The city is building an open access, non-discriminatory project. That means, once the network is built, the city will set rates to lease space to other networks, and they, in turn, will roll it out to homeowners and other businesses. Further, Sanford is among five communities in the nation to be selected for a pilot program designed to evaluate the costs and benefits of deploying a fiber optic communications network to everyone else.

The city, in conjunction with the Sanford Regional Economic Growth Council and other key players, has been working on the plan since 2014. It was formally announced at a news conference at the New England Broadband summit in Portland in September 2015.

The bid for the construction work, of $1.38 million, was awarded in June to Eustis Cable Enterprises Ltd. of Brookfield, Vermont.
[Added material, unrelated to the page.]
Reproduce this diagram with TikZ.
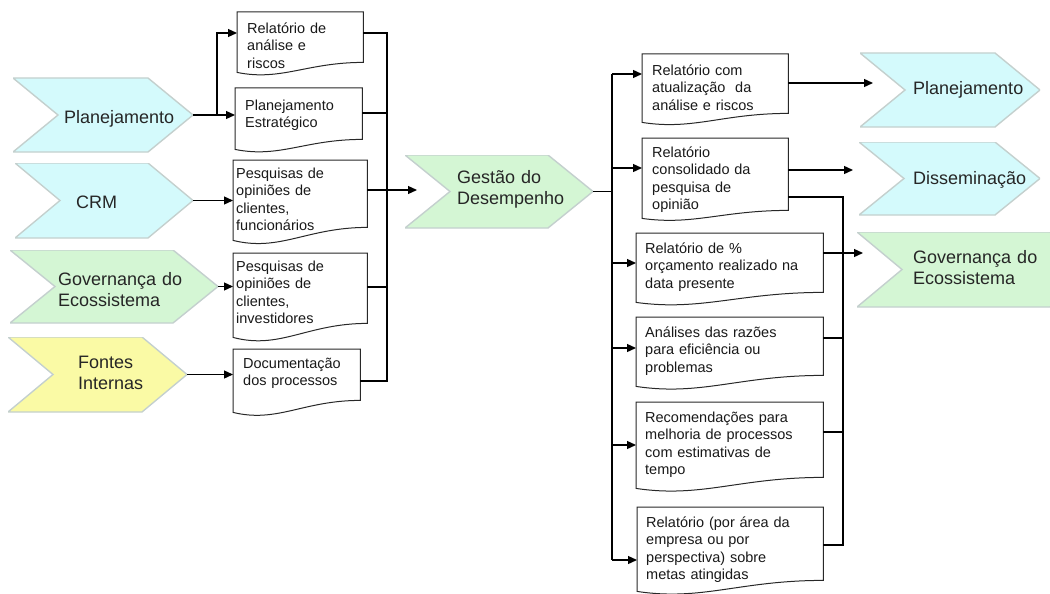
\documentclass[tikz,border=0pt]{standalone}
\usepackage{fontspec}
\setmainfont{Liberation Sans}
\usetikzlibrary{arrows.meta,calc}

\definecolor{cyanfill}{RGB}{212,250,252}
\definecolor{greenfill}{RGB}{212,246,212}
\definecolor{yellowfill}{RGB}{250,250,165}
\definecolor{chevedge}{RGB}{196,208,206}
\definecolor{docedgecol}{RGB}{40,40,40}

% outline of a flowchart "document": straight top and sides, wavy bottom
\newcommand\docedge[2]{%
  \draw[docline] (#1.north west) -- (#1.north east) -- (#1.south east)
    .. controls ($(#1.south west)!0.55!(#1.south east)$)
       and ($(#1.south west)!0.35!(#1.south east)+(0,1.9*#2)$)
    .. ($(#1.south west)+(0,#2)$) -- cycle;}

\begin{document}
\begin{tikzpicture}[x=1pt,y=-1pt,
  chev/.style={rectangle, inner sep=0pt, outer sep=0pt, anchor=north west,
    path picture={
      \path[fill=#1, draw=chevedge, line width=1.4pt]
        (path picture bounding box.north west)
        -- ([xshift=-45pt]path picture bounding box.north east)
        -- (path picture bounding box.east)
        -- ([xshift=-45pt]path picture bounding box.south east)
        -- (path picture bounding box.south west)
        -- ([xshift=45pt]path picture bounding box.west) -- cycle;}},
  chevtext/.style={anchor=base west, inner sep=0pt, align=left, text width=150pt,
    font=\fontsize{18}{21}\selectfont, text=black!85},
  doc/.style n args={4}{anchor=north west, inner ysep=0pt, inner xsep=#2pt,
    text width=#1pt, text height=#3pt, text depth=#4pt, align=left,
    font=\fontsize{14.5}{17.5}\selectfont, text=black!90},
  docline/.style={draw=docedgecol, line width=1pt},
  conn/.style={draw=black, line width=1.3pt},
  arr/.style={conn, -{Triangle[length=9pt,width=8pt]}},
]
\useasboundingbox (0,0) rectangle (1050,594);
\clip (0,0) rectangle (1050,594);
\fill[white] (0,0) rectangle (1050,594);

% ---------- input chevrons ----------
\node[chev=cyanfill,   minimum width=180pt, minimum height=74pt] (cPlanL) at (13,78) {};
\node[chev=cyanfill,   minimum width=178pt, minimum height=75pt] (cCRM)   at (15,163) {};
\node[chev=greenfill,  minimum width=208pt, minimum height=73pt] (cGovL)  at (10,250) {};
\node[chev=yellowfill, minimum width=179pt, minimum height=75pt] (cFont)  at (8,337) {};
\node[chevtext] (tPlanL) at (64,123)  {Planejamento};
\node[chevtext] (tCRM)   at (76,208)  {CRM};
\node[chevtext] (tGovL)  at (58,285)  {Governança do\\Ecossistema};
\node[chevtext] (tFont)  at (78,368)  {Fontes\\Internas};

% ---------- central chevron ----------
\node[chev=greenfill, minimum width=188pt, minimum height=73pt] (cGest) at (405,155) {};
\node[chevtext] (tGest) at (457,183) {Gestão do\\Desempenho};

% ---------- output chevrons ----------
\node[chev=cyanfill,  minimum width=180pt, minimum height=74pt] (cPlanR) at (860,53) {};
\node[chev=cyanfill,  minimum width=181pt, minimum height=73pt] (cDis)   at (859,142) {};
\node[chev=greenfill, minimum width=238pt, minimum height=75pt] (cGovR)  at (857,232) {};
\node[chevtext] (tPlanR) at (913,95)  {Planejamento};
\node[chevtext] (tDis)   at (913,184) {Disseminação};
\node[chevtext] (tGovR)  at (913,263) {Governança do\\Ecossistema};

% ---------- left documents ----------
\node[doc={106}{10}{21}{29}] (dRel)   at (237,12)  {Relatório de\\análise e\\riscos};
\node[doc={107}{10}{22}{29}] (dPlan)  at (235,88)  {Planejamento\\Estratégico};
\node[doc={128}{3}{18}{49}]  (dPesqA) at (233,160) {Pesquisas de\\opiniões de\\clientes,\\funcionários};
\node[doc={128}{3}{18}{52}]  (dPesqB) at (233,253) {Pesquisas de\\opiniões de\\clientes,\\investidores};
\node[doc={107}{10}{19}{32}] (dDoc)   at (233,349) {Documentação\\dos processos};
\docedge{dRel}{10}
\docedge{dPlan}{10}
\docedge{dPesqA}{13}
\docedge{dPesqB}{14}
\docedge{dDoc}{12}

% ---------- right documents ----------
\node[doc={126}{10}{21}{38}] (rA) at (642,54)  {Relatório com\\atualização\ \ da\\análise e riscos};
\node[doc={126}{10}{19}{53}] (rB) at (642,138) {Relatório\\consolidado da\\pesquisa de\\opinião};
\node[doc={169}{9}{20}{39}]  (rC) at (636,233) {Relatório de \%\\orçamento realizado na\\data presente};
\node[doc={169}{9}{20}{38}]  (rD) at (636,317) {Análises das razões\\para eficiência ou\\problemas};
\node[doc={169}{9}{20}{55}]  (rE) at (636,402) {Recomendações para\\melhoria de processos\\com estimativas de\\tempo};
\node[doc={168}{9}{20}{53}]  (rF) at (637,507) {Relatório (por área da\\empresa ou por\\perspectiva) sobre\\metas atingidas};
\docedge{rA}{9}
\docedge{rB}{8}
\docedge{rC}{10}
\docedge{rD}{11}
\docedge{rE}{11}
\docedge{rF}{11}

% ---------- inputs to left documents ----------
\coordinate (jPlan) at ([xshift=24pt]cPlanL.east);
\coordinate (d1in)  at ([yshift=-21pt]dRel.north west);
\draw[arr] (cPlanL.east) -- (cPlanL.east -| dPlan.west);
\draw[arr] (jPlan) |- (d1in);
\draw[arr] (cCRM.east)  -- (cCRM.east -| dPesqA.west);
\draw[arr] (cGovL.east) -- (cGovL.east -| dPesqB.west);
\draw[arr] (cFont.east) -- (cFont.east -| dDoc.west);

% ---------- left collector bus into the central chevron ----------
\coordinate (lbus)  at (387,0);
\coordinate (d1out) at ([yshift=-21pt]dRel.north east);
\coordinate (d2out) at ([yshift=-25pt]dPlan.north east);
\coordinate (d3out) at ([yshift=-30pt]dPesqA.north east);
\coordinate (d4out) at ([yshift=-34pt]dPesqB.north east);
\coordinate (d5out) at ([yshift=-32pt]dDoc.north east);
\coordinate (gin)   at ([xshift=12pt]cGest.west);
\draw[conn] (d1out) -- (d1out -| lbus) -- (d5out -| lbus) -- (d5out);
\draw[conn] (d2out) -- (d2out -| lbus);
\draw[conn] (d4out) -- (d4out -| lbus);
\draw[arr]  (d3out) -- (d3out -| gin);

% ---------- distribution bus to right documents ----------
\coordinate (rbus) at (612,0);
\coordinate (r1in) at ([yshift=-20pt]rA.north west);
\coordinate (r2in) at ([yshift=-30pt]rB.north west);
\coordinate (r3in) at ([yshift=-30pt]rC.north west);
\coordinate (r4in) at ([yshift=-31pt]rD.north west);
\coordinate (r5in) at ([yshift=-43pt]rE.north west);
\coordinate (r6in) at ([yshift=-53pt]rF.north west);
\draw[conn] (cGest.east) -- (cGest.east -| rbus);
\draw[conn] (r1in -| rbus) -- (r6in -| rbus);
\draw[arr] (r1in -| rbus) -- (r1in);
\draw[arr] (r2in -| rbus) -- (r2in);
\draw[arr] (r3in -| rbus) -- (r3in);
\draw[arr] (r4in -| rbus) -- (r4in);
\draw[arr] (r5in -| rbus) -- (r5in);
\draw[arr] (r6in -| rbus) -- (r6in);

% ---------- outputs ----------
\coordinate (gbus)  at (843,0);
\coordinate (r1out) at ([yshift=-29pt]rA.north east);
\coordinate (r2out) at ([yshift=-32pt]rB.north east);
\coordinate (r2tap) at ([yshift=-59pt]rB.north east);
\coordinate (r3out) at ([yshift=-20pt]rC.north east);
\coordinate (r4out) at ([yshift=-21pt]rD.north east);
\coordinate (r5out) at ([yshift=-30pt]rE.north east);
\coordinate (r6out) at ([yshift=-38pt]rF.north east);
\draw[arr, shorten >=-13pt] (r1out) -- (r1out -| cPlanR.west);
\draw[arr, shorten >=6pt]   (r2out) -- (r2out -| cDis.west);
\draw[arr, shorten >=-6pt]  (r3out) -- (r3out -| cGovR.west);
\draw[conn] (r2tap) -- (r2tap -| gbus) -- (r6out -| gbus) -- (r6out);
\draw[conn] (r4out) -- (r4out -| gbus);
\draw[conn] (r5out) -- (r5out -| gbus);
\end{tikzpicture}
\end{document}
Altogether, the SanfordNet project cost is $2.02 million, with $844,396 coming from the sale of the Emerson School lot and a $769,209 grant from the federal Economic Development Administration, plus $400,000 from the Downtown Sinking Fund TIF.

Buck said Eustis Cable is getting ready to begin installing optical network terminals and fiber connections to the 87 anchor institutions and do other tasks while the utilities move the wires it has on utility poles so the city has access to the space set aside for municipal use, along with other aspects of the project.

A study conducted for the city in 2014 by Tilson Technology Management found that a new, high speed broadband system designed with business attraction, growth and retention in mind had the potential to inject $47-$192 million to Sanford’s economy over the next decade.

“This will spawn competition, innovation, better pricing, products and service,” said Sanford Regional Economic Growth Council Director Jim Nimon.